The Progressive movement helped spawn an era of social and political reform in the US. The question now for us Thais is, who will be our Teddy Roosevelt?
Roosevelt was one of the youngest presidents in American history, but he also proved to be a “bully” both at home and abroad. However, he was influenced by the so-called Muckrakers – journalists who uncovered corruption in politics and business while shining light on social hardship, prompting him to draft a package of reforms known as the Square Deal. It was meant to protect consumers, tame big business, support the legitimate labour movement and conserve the country’s natural resources. His eagerness to tackle massive cartels and monopolies with the Sherman Anti-Trust Act (1890) earned him the moniker “trust buster” – a mantel taken on by his handpicked successor William Howard Taft.  Another progressive president – Woodrow Wilson (in office 1913-21) – ushered America into a new era of aggressive reforms called the New Reform deal and further regulated big business. He passed the Clayton Anti-Trust Act to replace the weaker Sherman Act.

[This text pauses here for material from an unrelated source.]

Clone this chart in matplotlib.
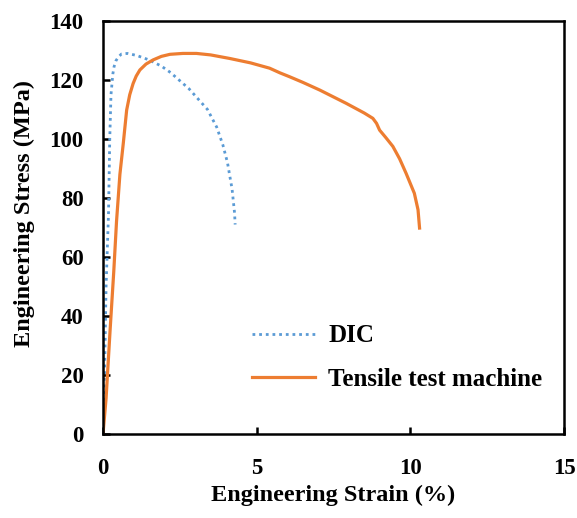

 We Thais can take inspiration from the US’s experience, where corrupt practices under “robber barons” grew out of control before being tamed by successive leaders who cared and dare to act against them. We should continue to express our discontent and retain the hope that there will be light at the end of our dark tunnel. Real peaceful change has to come from the top down, otherwise we get revolution. 
We don’t know what’s coming next, and our Roosevelt has to emerge, but history has shown us that the hand of time eventually tips everything into equilibrium. 
As to the future of our very own Ozymandias, the poet Shelley offered a prediction:
“ I met a traveller from an antique land
Who said: Two vast and trunkless legs of stone 
Stand in the desert. Near them, on the sand,
Half sunk, a shattered visage lies, whose 
frown,
And wrinkled lip, and sneer of cold command,
Tell that its sculptor well those passions read
Which yet survive, stamped on these lifeless 
things,
The hand that mocked them and the heart 
that fed:
And on the pedestal these words appear:
“My name is Ozymandias, king of kings:
Look on my works, ye Mighty, and despair!”
Nothing beside remains. Round the decay
Of that colossal wreck, boundless and bare
The lone and level sands stretch far away.”